The Gongwer Blog

Dancing In September? Waiting For Calley, Schuette

By Zachary Gorchow
Executive Editor and Publisher
Posted: September 5, 2017 5:04 PM

In less than three weeks, perhaps as many as 2,000 Michigan Republican activists will gather on Mackinac Island for the biennial fire up the troops meeting the fall before the election year, and with next year’s election featuring an open seat governor’s race, it figures to be quite the scene.

One would think.

Now that September has arrived, the question is when will Lt. Governor Brian Calley and Attorney General Bill Schuette make official what has been expected for more than six years: they are running for governor in 2018? If they both announce prior to the conference and join Sen. Patrick Colbeck and Dr. Jim Hines, the two Republicans already in the race, the island figures to be jammed with activists ferried in by the candidates in hopes of getting a little bit of a jolt from the straw poll that will take place.

Remember eight years ago when then-candidate and now-Governor Rick Snyder brought along an army of young people – including former Michigan State University Quarterback Jeff Smoker – wearing neon green “Rick Michigan” T-shirts to vote for him in the straw poll? It worked. Mr. Snyder, an unknown at that point, won the straw poll and got some publicity. And at that point, all five candidates who would appear on the 2010 ballot were in the race.

The straw poll, which Gongwer News Service co-sponsored in 2013, doesn’t have the greatest success in predicting what will happen, however. U.S. Sen. Rand Paul won it in 2013 and 2015 when activists were asked to select their presidential choice for 2016, and Mr. Paul quickly flamed out in the 2016 primaries and caucuses.

If they do not declare prior to the conference, it’s going to take some of the juice out of the event. Sure, the two of them will make the rounds and work the activists, but there’s a big difference between being a candidate in waiting and an actual candidate. In 2009, then-Attorney General Mike Cox used the meeting to offer a large policy platform in the days leading up to it.

Sure, Mr. Calley and Mr. Schuette could keep doing what they have been doing, raising money and padding their campaign war chests, funds that can be transferred to a gubernatorial campaign committee if and when they form one. But it is hard to figure what advantage would exist in passing on the opportunity to start making their case, face-to-face, with 2,000 of the most loyal, active Republicans in the state as to why they should carry the party’s flag for governor next year.

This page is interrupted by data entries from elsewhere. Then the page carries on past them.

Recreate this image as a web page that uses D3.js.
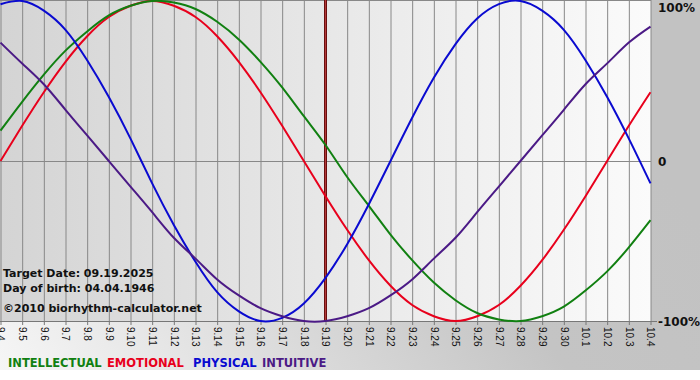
<!DOCTYPE html>
<html>
<head>
<meta charset="utf-8">
<script src="https://cdn.jsdelivr.net/npm/d3@7.9.0/dist/d3.min.js"></script>
<style>
  body { margin: 0; background: #fff; }
  svg { display: block; }
</style>
</head>
<body>
<svg width="700" height="380"></svg>
<script>
// days shown on the chart
const days = ['9.4','9.5','9.6','9.7','9.8','9.9','9.10','9.11','9.12','9.13','9.14','9.15',
  '9.16','9.17','9.18','9.19','9.20','9.21','9.22','9.23','9.24','9.25','9.26','9.27','9.28',
  '9.29','9.30','10.1','10.2','10.3','10.4'];

// values in percent, one per day
const physical = [98,100,94,82,63,40,14,-14,-40,-63,-82,-94,-100,-98,-89,-73,-52,-27,0,27,52,73,89,98,100,94,82,63,40,14,-14];
const emotional = [0,22,43,62,78,90,97,100,97,90,78,62,43,22,0,-22,-43,-62,-78,-90,-97,-100,-97,-90,-78,-62,-43,-22,0,22,43];
const intellectual = [19,37,54,69,81,91,97,100,99,95,87,76,62,46,28,10,-10,-28,-46,-62,-76,-87,-95,-99,-100,-97,-91,-81,-69,-54,-37];
const intuitive = [74,61,48,32,16,0,-16,-32,-48,-61,-74,-84,-92,-97,-100,-100,-97,-92,-84,-74,-61,-48,-32,-16,0,16,32,48,61,74,84];

const targetDay = '9.19';
const yTicks = [100, 0, -100];
const legendItems = [
  { name: 'INTELLECTUAL', color: '#118011', x: 8 },
  { name: 'EMOTIONAL', color: '#e8001c', x: 107 },
  { name: 'PHYSICAL', color: '#0a0ad0', x: 193 },
  { name: 'INTUITIVE', color: '#4b1a86', x: 262 }
];

const W = 651, H = 321;
const svg = d3.select('svg');
const defs = svg.append('defs');

let frameGrad = defs.append('linearGradient').attr('id', 'frameGrad')
  .attr('x1', 0).attr('y1', 1).attr('x2', 1).attr('y2', 0.6);
frameGrad.append('stop').attr('offset', 0).attr('stop-color', '#f6f6f6');
frameGrad.append('stop').attr('offset', 0.7).attr('stop-color', '#c4c4c4');
frameGrad.append('stop').attr('offset', 1).attr('stop-color', '#c2c2c2');

let plotGrad = defs.append('linearGradient').attr('id', 'plotGrad')
  .attr('x1', 0).attr('y1', 0).attr('x2', 1).attr('y2', 0);
plotGrad.append('stop').attr('offset', 0).attr('stop-color', '#d4d4d4');
plotGrad.append('stop').attr('offset', 1).attr('stop-color', '#fbfbfb');

// backgrounds
svg.append('rect').attr('width', 700).attr('height', 370).attr('fill', 'url(#frameGrad)');
svg.append('rect').attr('width', W).attr('height', H).attr('fill', 'url(#plotGrad)');

const x = d3.scalePoint().domain(days).range([0.5, W - 0.5]);
const y = d3.scaleLinear().domain([-100, 100]).range([H, 1]);

// vertical grid
svg.append('g')
  .attr('transform', `translate(0,${H})`)
  .call(d3.axisBottom(x).tickSize(-H).tickFormat(''))
  .call(g => g.select('.domain').remove())
  .call(g => g.selectAll('line').attr('stroke', '#888'));

// top and zero lines
svg.append('line').attr('x1', 0).attr('x2', W).attr('y1', 0.5).attr('y2', 0.5).attr('stroke', '#888');
svg.append('line').attr('x1', 0).attr('x2', W).attr('y1', Math.round(y(0)) + 0.5).attr('y2', Math.round(y(0)) + 0.5).attr('stroke', '#888');

// bottom axis with rotated date labels
svg.append('g')
  .attr('transform', `translate(0,${H})`)
  .call(d3.axisBottom(x).tickSize(4).tickSizeOuter(0))
  .call(g => g.select('.domain').attr('stroke', '#777').attr('d', `M0,0.5H${W + 6}`))
  .call(g => g.selectAll('line').attr('stroke', '#777'))
  .call(g => g.selectAll('text')
    .attr('transform', 'rotate(90)')
    .attr('x', 6).attr('y', 0).attr('dy', '0.36em')
    .style('text-anchor', 'start')
    .attr('fill', '#111')
    .style('font-family', 'Liberation Sans, Arial, sans-serif')
    .style('font-size', '10px'));

// right axis labels
svg.append('g')
  .attr('transform', `translate(${W},0)`)
  .call(d3.axisRight(y).tickValues(yTicks).tickSize(0).tickPadding(7)
    .tickFormat(d => d === 0 ? '0' : d + '%'))
  .call(g => g.select('.domain').remove())
  .call(g => g.selectAll('text')
    .attr('dy', d => d === 100 ? '0.9em' : '0.35em')
    .attr('fill', '#111')
    .style('font-family', 'DejaVu Sans, Verdana, sans-serif')
    .style('font-weight', 'bold')
    .style('font-size', '12px'));

// target day marker
const tx = x(targetDay);
svg.append('line').attr('x1', tx).attr('x2', tx).attr('y1', 0).attr('y2', H)
  .attr('stroke', '#6a0e0e').attr('stroke-width', 3);
svg.append('line').attr('x1', tx).attr('x2', tx).attr('y1', 0).attr('y2', H)
  .attr('stroke', '#b23a3a').attr('stroke-width', 1);

// curves
const line = d3.line()
  .x((d, i) => x(days[i]))
  .y(d => y(d))
  .curve(d3.curveNatural);

const series = [
  { values: emotional, color: '#e8001c' },
  { values: intellectual, color: '#118011' },
  { values: physical, color: '#0a0ad0' },
  { values: intuitive, color: '#4b1a86' }
];
series.forEach(s => {
  svg.append('path')
    .attr('d', line(s.values))
    .attr('fill', 'none')
    .attr('stroke', s.color)
    .attr('stroke-width', 2);
});

// info text
const info = ['Target Date: 09.19.2025', 'Day of birth: 04.04.1946', '\u00a92010 biorhythm-calculator.net'];
const infoY = [277, 292, 312];
info.forEach((t, i) => {
  svg.append('text')
    .attr('x', 3).attr('y', infoY[i])
    .attr('fill', '#111')
    .style('font-family', 'DejaVu Sans, Verdana, sans-serif')
    .style('font-weight', 'bold')
    .style('font-size', '11px')
    .text(t);
});

// legend
legendItems.forEach(d => {
  svg.append('text')
    .attr('x', d.x).attr('y', 367)
    .attr('fill', d.color)
    .style('font-family', 'DejaVu Sans, Verdana, sans-serif')
    .style('font-weight', 'bold')
    .style('font-size', '11.5px')
    .text(d.name);
});
</script>
</body>
</html>
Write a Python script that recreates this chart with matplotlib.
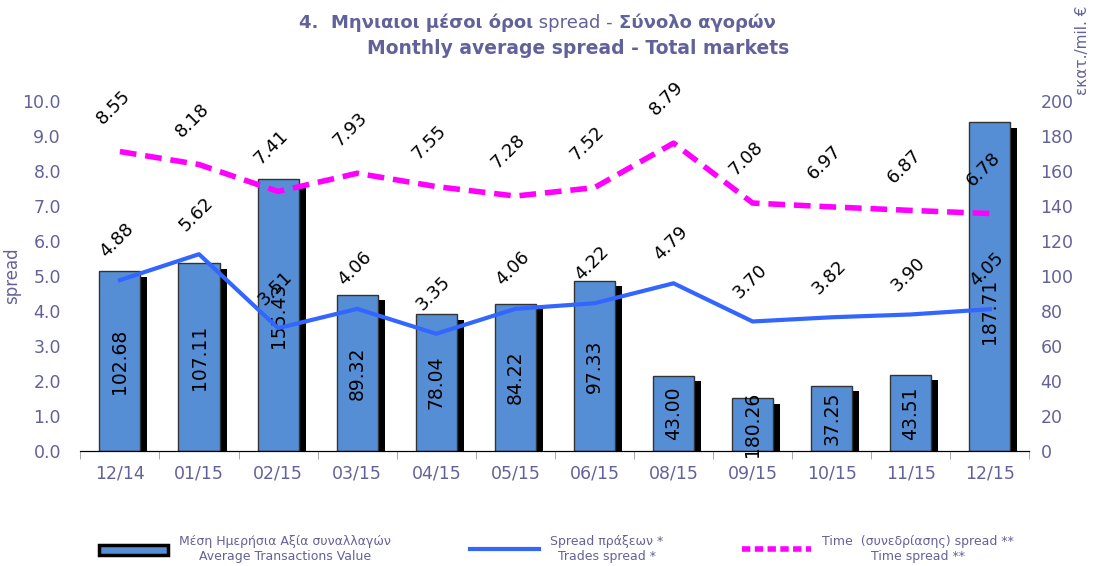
import matplotlib.pyplot as plt
import matplotlib.patheffects as pe
from matplotlib.lines import Line2D
from matplotlib.patches import Patch
import numpy as np

# data
months = ['12/14', '01/15', '02/15', '03/15', '04/15', '05/15',
          '06/15', '08/15', '09/15', '10/15', '11/15', '12/15']
avg_value = [102.68, 107.11, 155.43, 89.32, 78.04, 84.22,
             97.33, 43.00, 30.26, 37.25, 43.51, 187.71]
value_labels = ['102.68', '107.11', '155.43', '89.32', '78.04', '84.22',
                '97.33', '43.00', '180.26', '37.25', '43.51', '187.71']
trades_spread = [4.88, 5.62, 3.51, 4.06, 3.35, 4.06,
                 4.22, 4.79, 3.70, 3.82, 3.90, 4.05]
time_spread = [8.55, 8.18, 7.41, 7.93, 7.55, 7.28,
               7.52, 8.79, 7.08, 6.97, 6.87, 6.78]

txt_col = '#62629a'
bar_col = '#558ed5'
plt.rcParams['font.family'] = ['DejaVu Sans']

fig = plt.figure(figsize=(11.01, 5.66), dpi=100)
ax = fig.add_axes([0.073, 0.203, 0.862, 0.619])   # bars, right scale
ax2 = ax.twinx()                                  # spreads, left scale

x = np.arange(len(months))

# bars with black drop shadow
bars = ax.bar(x, avg_value, width=0.52, color=bar_col, edgecolor='#333333',
              linewidth=1.0, zorder=2)
for b in bars:
    b.set_path_effects([pe.SimplePatchShadow(offset=(5, -4), shadow_rgbFace='black', alpha=1),
                        pe.Normal()])
for xi, h, lab in zip(x, avg_value, value_labels):
    ax.text(xi, min(h / 2, 80), lab, rotation=90, ha='center', va='center',
            fontsize=13.5, color='black', zorder=3)

ax.set_ylim(0, 200)
ax.set_xlim(-0.5, len(months) - 0.5)
ax.yaxis.tick_right()
ax.set_yticks(np.arange(0, 201, 20))
ax.tick_params(axis='y', length=0, labelsize=12.5, labelcolor=txt_col, pad=8)

# lines
ax2.plot(x, trades_spread, color='#3366ff', lw=3, zorder=4)
ax2.plot(x, time_spread, color='#ff00ff', lw=4, dashes=(3, 1.6), zorder=4)
for xi, v in zip(x, trades_spread):
    ax2.annotate(f'{v:.2f}', (xi, v), xytext=(-2, 29), textcoords='offset points',
                 rotation=45, ha='center', va='center', fontsize=13)
for xi, v in zip(x, time_spread):
    ax2.annotate(f'{v:.2f}', (xi, v), xytext=(-5, 32), textcoords='offset points',
                 rotation=45, ha='center', va='center', fontsize=13)
ax2.set_ylim(0, 10)
ax2.yaxis.tick_left()
ax2.yaxis.set_label_position('left')
ax2.set_yticks(np.arange(0, 10.01, 1.0))
ax2.set_yticklabels([f'{v:.1f}' for v in np.arange(0, 10.01, 1.0)])
ax2.tick_params(axis='y', length=0, labelsize=12.5, labelcolor=txt_col, pad=14)
ax2.set_ylabel('spread', color=txt_col, fontsize=12, labelpad=1)

for a in (ax, ax2):
    for s in ('top', 'left', 'right'):
        a.spines[s].set_visible(False)
    a.spines['bottom'].set_color('black')

ax.set_xticks(x)
ax.set_xticklabels(months)
ax.set_xticks(np.arange(-0.5, len(months)), minor=True)
ax.tick_params(axis='x', which='major', length=0, labelsize=12.5, labelcolor=txt_col, pad=10)
ax.tick_params(axis='x', which='minor', length=6, color='#999999')

fig.text(0.99, 0.99, 'εκατ./mil. €', rotation=90, ha='right', va='top',
         fontsize=11, color=txt_col)

# title, mixed weight: each piece starts where the previous one ends
prev = fig.text(0.272, 0.95, '4.  ', fontsize=13, color=txt_col,
                fontweight='bold', va='baseline')
for s, w in [('Μηνιαιοι μέσοι όροι', 'bold'), (' spread - ', 'normal'),
             ('Σύνολο αγορών', 'bold')]:
    prev = ax.annotate(s, xy=(1, 0), xycoords=prev, va='bottom', ha='left',
                       fontsize=13, color=txt_col, fontweight=w,
                       annotation_clip=False)
fig.text(0.525, 0.905, 'Monthly average spread - Total markets', ha='center', va='baseline',
         fontsize=13.5, color=txt_col, fontweight='bold')

# legend
handles = [Patch(facecolor=bar_col, edgecolor='black', linewidth=2.5),
           Line2D([], [], color='#3366ff', lw=3),
           Line2D([], [], color='#ff00ff', lw=4, dashes=(1.5, 0.8))]
labels = ['Μέση Ημερήσια Αξία συναλλαγών\nAverage Transactions Value',
          'Spread πράξεων *\nTrades spread *',
          'Time  (συνεδρίασης) spread **\nTime spread **']
leg = fig.legend(handles, labels, loc='lower left', bbox_to_anchor=(0.08, -0.015), ncol=3,
                 frameon=False, fontsize=9, handlelength=5.5, handleheight=0.9,
                 handletextpad=0.9, columnspacing=6.3)
for t in leg.get_texts():
    t.set_color(txt_col)
    t.set_multialignment('center')

fig.savefig('out.png', dpi=100)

Staying on the sidelines would allow them to continue going about their current jobs without everything they do being explicitly viewed in the context of 2018, though it has felt for some time like they already are judged in that manner anyway.

The party’s biennial meeting has long been seen as its launching pad for the upcoming election. We’ll find out soon if two long-presumed candidates for governor still think that is so.